High-waisted trousers and razor-cut jackets in navy pinstripes were paired with button-down shirts in what looked like African wax print fabric in eyepopping colors.
The collection "is about someone who, from America and England, picks up and leaves and goes slightly native," Jones, formerly of British heritage house Dunhill, said in a backstage interview with the Associated Press. "When you're really rich you can do that kind of thing."
Asked about the hardest part of his transition to Vuitton -- where he replaced the outgoing head of the menswear studio, Paul Helbers, in March -- Jones said it was the seemingly limitless possibilities that come with Vuitton's deep pockets. "There's so much freedom here," he added. "Everything is possible at Vuitton, so it's more about deciding what not to do."
British-born Jones said he'd looked to his own childhood in Botswana and Ethiopia for the collection, which also includes sensible, hike-ready sandals and a plethora of shorts, including abbreviated tuxedo models. There was also a nod to the Boy Scouts in the khaki short suits, topped off by red and blue checkered scarves.
While the tough economy has pushed many other designers from the realm of the edgy and into the consensual, Owens continues to cater to the margins with a collection dominated by what's possibly menswear's hardest sell, the man skirt.

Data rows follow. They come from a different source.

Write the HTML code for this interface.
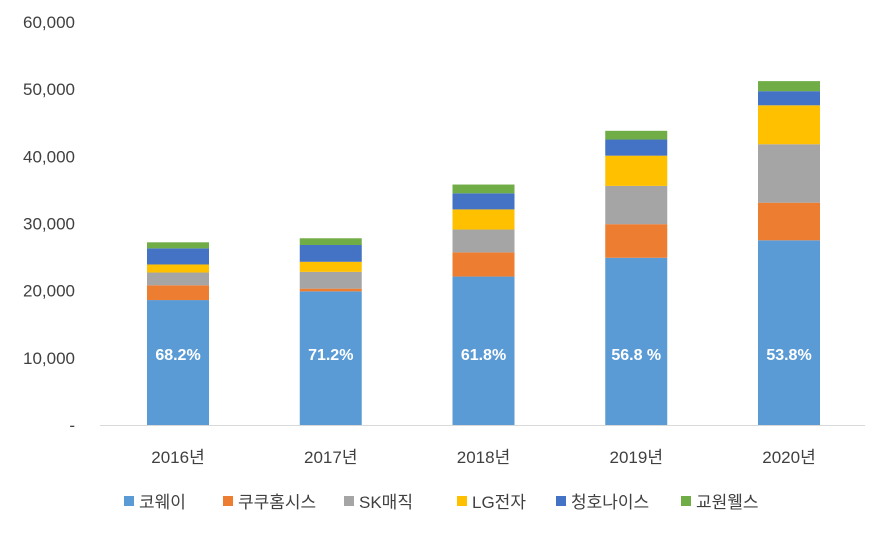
<!DOCTYPE html>
<html><head><meta charset="utf-8"><style>
body{margin:0;background:#fff;font-family:"Liberation Sans","Noto Sans CJK KR",sans-serif}
</style></head><body>
<svg id="chart" width="889" height="534" xmlns="http://www.w3.org/2000/svg" font-family="Liberation Sans, Noto Sans CJK KR, sans-serif"></svg>
<script>
const categories=["2016년","2017년","2018년","2019년","2020년"];
const seriesNames=["코웨이","쿠쿠홈시스","SK매직","LG전자","청호나이스","교원웰스"];
const coway=[18600,19900,22100,24900,27500];
const cuckoo=[2200,400,3600,5000,5600];
const skmagic=[1900,2500,3400,5700,8700];
const lg=[1200,1500,3000,4500,5800];
const chungho=[2400,2500,2400,2400,2100];
const kyowon=[900,1000,1300,1300,1500];
const shareLabels=["68.2%","71.2%","61.8%","56.8 %","53.8%"];
const yTicks=[0,10000,20000,30000,40000,50000,60000];
const yTickLabels=["-","10,000","20,000","30,000","40,000","50,000","60,000"];
const colors=["#5b9bd5","#ed7d31","#a5a5a5","#ffc000","#4472c4","#70ad47"];
const series=[coway,cuckoo,skmagic,lg,chungho,kyowon];
const svg=document.getElementById('chart');const NS="http://www.w3.org/2000/svg";
function mk(t,a,p){const e=document.createElementNS(NS,t);for(const k in a)e.setAttribute(k,a[k]);(p||svg).appendChild(e);return e;}
const y0=425,y1=22,yMax=60000;
const y=v=>y0-(v/yMax)*(y0-y1);
const x=i=>178+i*152.75;
const bw=62;
yTicks.forEach((t,i)=>{const e=mk('text',{x:75,y:y(t)+6,'text-anchor':'end','font-size':17,fill:'#404040'});e.textContent=yTickLabels[i];

});
categories.forEach((c,i)=>{let acc=0;
series.forEach((s,k)=>{const v=s[i];const r=mk('rect',{x:x(i)-bw/2,y:y(acc+v),width:bw,height:y(acc)-y(acc+v),fill:colors[k]});

acc+=v;});
const pl=mk('text',{x:x(i),y:360,'text-anchor':'middle','font-size':16,'font-weight':'bold',fill:'#fff'});pl.textContent=shareLabels[i];


const cl=mk('text',{x:x(i),y:463,'text-anchor':'middle','font-size':17,fill:'#404040'});cl.textContent=c;

});
const ax=mk('line',{x1:100,x2:865,y1:y0+0.5,y2:y0+0.5,stroke:'#d9d9d9','stroke-width':1});


const lx=[124,223,344,457,556,681];
seriesNames.forEach((n,k)=>{const g=mk('g',{});


mk('rect',{x:lx[k],y:496,width:10,height:10,fill:colors[k]},g);
const t=mk('text',{x:lx[k]+15,y:508,'font-size':17,fill:'#404040'},g);t.textContent=n;});
</script>
</body></html>
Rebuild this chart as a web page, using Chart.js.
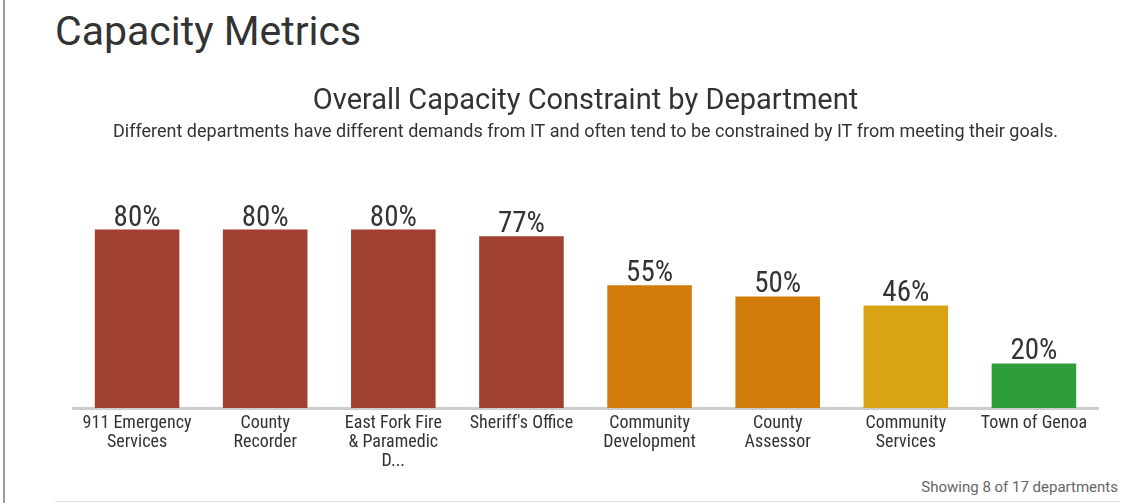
<!DOCTYPE html>
<html>
<head>
<meta charset="utf-8">
<script src="https://cdn.jsdelivr.net/npm/chart.js"></script>
<style>
  body { margin: 0; background: #fff; font-family: Roboto, "Noto Sans", sans-serif; }
  .edge { position: absolute; left: 3px; top: 0; width: 2px; height: 503px; background: #9a9a9a; }
  h1 { position: absolute; left: 55px; top: 7px; margin: 0; font-weight: 400; font-size: 41px; color: #333; }
  .wrap { position: absolute; left: 55px; top: 80px; width: 1070px; height: 389px; }
  .note { position: absolute; right: 25px; top: 478px; font-size: 15px; color: #666; }
  .rule { position: absolute; left: 55px; top: 501px; width: 1065px; height: 1px; background: #ddd; }
</style>
</head>
<body>
<div class="edge"></div>
<h1>Capacity Metrics</h1>
<div class="wrap"><canvas id="myChart"></canvas></div>
<div class="note">Showing 8 of 17 departments</div>
<div class="rule"></div>
<script>
const departments = [
    ['911 Emergency', 'Services'],
    ['County', 'Recorder'],
    ['East Fork Fire', '& Paramedic', 'D...'],
    "Sheriff's Office",
    ['Community', 'Development'],
    ['County', 'Assessor'],
    ['Community', 'Services'],
    'Town of Genoa'
];
const constraint = [80, 80, 80, 77, 55, 50, 46, 20];
const barColors = ['#a04031', '#a04031', '#a04031', '#a04031', '#d07b0a', '#d07b0a', '#d9a313', '#2d9e3a'];

const narrow = '"Liberation Sans Narrow", "Roboto Condensed", Roboto, sans-serif';

const valueLabels = {
    id: 'valueLabels',
    afterDatasetsDraw(chart) {
        const c = chart.ctx;
        c.save();
        c.font = '29px ' + narrow;
        c.fillStyle = '#333';
        c.textAlign = 'center';
        c.textBaseline = 'alphabetic';
        chart.getDatasetMeta(0).data.forEach((bar, i) => {
            c.fillText(constraint[i] + '%', bar.x, bar.y - 4);
        });
        c.restore();
    }
};

const ctx = document.getElementById('myChart');
new Chart(ctx, {
    type: 'bar',
    data: {
        labels: departments,
        datasets: [{
            label: 'Capacity constraint',
            data: constraint,
            backgroundColor: barColors,
            categoryPercentage: 1,
            barPercentage: 0.66
        }]
    },
    options: {
        responsive: true,
        maintainAspectRatio: false,
        animation: false,
        layout: { padding: { left: 18, right: 27, top: 0, bottom: 0 } },
        plugins: {
            legend: { display: false },
            tooltip: { enabled: false },
            title: {
                display: true,
                text: 'Overall Capacity Constraint by Department',
                color: '#333',
                font: { family: 'Roboto', size: 29, weight: 'normal' },
                padding: { top: 4, bottom: 1 }
            },
            subtitle: {
                display: true,
                text: 'Different departments have different demands from IT and often tend to be constrained by IT from meeting their goals.',
                color: '#333',
                font: { family: 'Roboto', size: 18 },
                padding: { top: 2, bottom: 41.5 }
            }
        },
        scales: {
            x: {
                grid: { display: false },
                border: { display: true, color: '#cccccc', width: 3 },
                ticks: {
                    color: '#333',
                    font: { family: narrow, size: 18, lineHeight: 1.055 },
                    padding: -2,
                    maxRotation: 0,
                    autoSkip: false
                }
            },
            y: {
                display: false,
                min: 0,
                max: 100
            }
        }
    },
    plugins: [valueLabels]
});
</script>
</body>
</html>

The raven haired, perma-tanned designer served them up in long and short iterations, layering miniskirt over miniskirt over leggings, or pairing razor-cut blazers with ankle-length skirts with bold slits up the back.
"I'm not going to sell tons of them," Owens admitted in a post-show interview. "But if there's anyone on the planet who can sell skirts to men, it's me."
Besides the skirts, the collection -- shown in a stadium in eastern Paris that was plunged into darkness for the occasion -- was dominated by floor-length tank dresses in nubby blacks, charcoal grays and khakis. With their long, elegant lines, the dresses evoked hermits wandering the desert sands.
"I like the idea of promoting dignity and wisdom," said Owens, adding that for him, the man dress -- with its airs of Ancient Greece and philosophers and monks -- embodies both.
It's a fair guess that many, many men might disagree with Owens on that one. But watching his models, who looked willowy and ravishing in their dresses, those present at Thursday's show couldn't help but agree.
Dries Van Noten knows the surest way to reach a man's softer side: swathe femininity in sportswear.
The Belgian critical darling served up sports staples like tennis shirts, crewneck sweaters and hunting parkas in fabrics usually more associated with ballgowns, like silk and taffeta.
"Men are always like, 'This might be too much for me, all that shiny material, can I wear that? Is it masculine enough for me?'" van Noten told Associated Press Television News in a pre-show interview. "So when you refer to sportswear then automatically C* they're more open." Shown in a Paris parking garage, the collection hit the sweet spot between the two genders. Leather paneling toned down the shine on the slick parkas, and sporty striped sweaters added a rough edge to the slim pants in the finest of silks.